I finished reading
this book recently. It is a short, passionate epistolary tribute to the internet, to its many thriving life-worlds, to its heterotopic spaces, its libidinal intensities, its shy, its erotic fan fiction writers, its nerds and geeks and libertine communes. The internet is real, the book insists. It is not a game; it is not just words. It is "a public space, a real space; it's increasingly where we interact socially, do our work, organise our lives and engage with politics". "It's where we live and work and fight and fuck and make friends."*
And that is the book's secret, without which it might just have been a grimly sardonic display of filthy sexist execrations, rape threats and murder fantasies which are directed at women on the internet - including, of course, the book's author. Without it, such a book could lend itself so easily to a misplaced drive to police the internet. But, while dealing bracingly and contemptuously with the hypocrisy of phallocrats who cry 'censorship', the argument is too scrupulously feminist to really embrace official prohibitions. One cannot "achieve radical ends by conservative means". One cannot blame the "imperial fuckton of porn" available on the internet, and hope, through government prophylaxis, to quarantine the threat. Censorship is not about protection, but about control. And the people it controls disproportionately turn out to be female.
No, the substance of the book's appeal is simply this: the utopias of the internet, the adventure, the danger and the forbidden fruit of the internet, have to be open to women as well. If women are dehumanised and denied "full, free access to the same channels men enjoy", then the network is simply not working. It is "broken and needs to be updated". The book appeals to those - geeks, primarily - with an interest in the internet being a genuinely free and egalitarian space. It is a call to collective action.

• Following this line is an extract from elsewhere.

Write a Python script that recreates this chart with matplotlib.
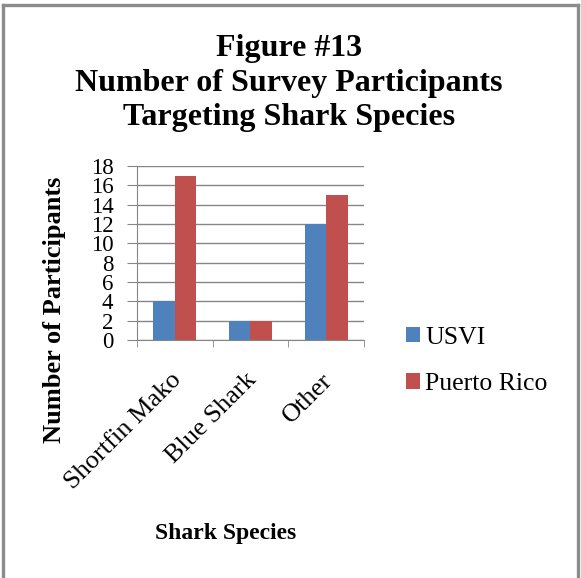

What sort of collective action? Well, as the book notes, women have always been subject to the surveillance of their peers and elders; thanks to the internet, men are potentially subject to this too. "Online vigilantism", wherein swarms of activists coalesce in exposing misogynistic trolls or stalkers, exploits this fact. This has its potential dark side, of course - as all collective action does. But the point is that the architecture of the internet is still being created. "Systems can be rewritten. Protocols updated. The social architecture we're building online today will be the one the next generation grows up in, and if that looks too much like the one in which we did, for all our talk of futurism, we've fucked up."
The prose in this short book has been described as 'raw'; that isn't quite right. It is as stylised as ever. There is the witty, lapidary turn of phrase, the raised-eyebrow-of-snark, the quasi-ironical flag-flying (for, as I say, nerds and the nerdile, but also for online conversation, games and fucking). These are the character traits of a Laurie Penny outing. Still, there's something to the description. The book is didactic, exhortatory even, and is less personal than one might have expected. It exults in ideas. Yet, it does feel somehow less mediated, and less constrained, and wears its bookishness a bit more lightly than, say, Meat Market. And that works. If this represents a new phase of Penny's writing, I welcome it.
*I can't prove this, but I think its probable that Penny drops the f-bomb in its literal sense more than any feminist since Andrea Dworkin.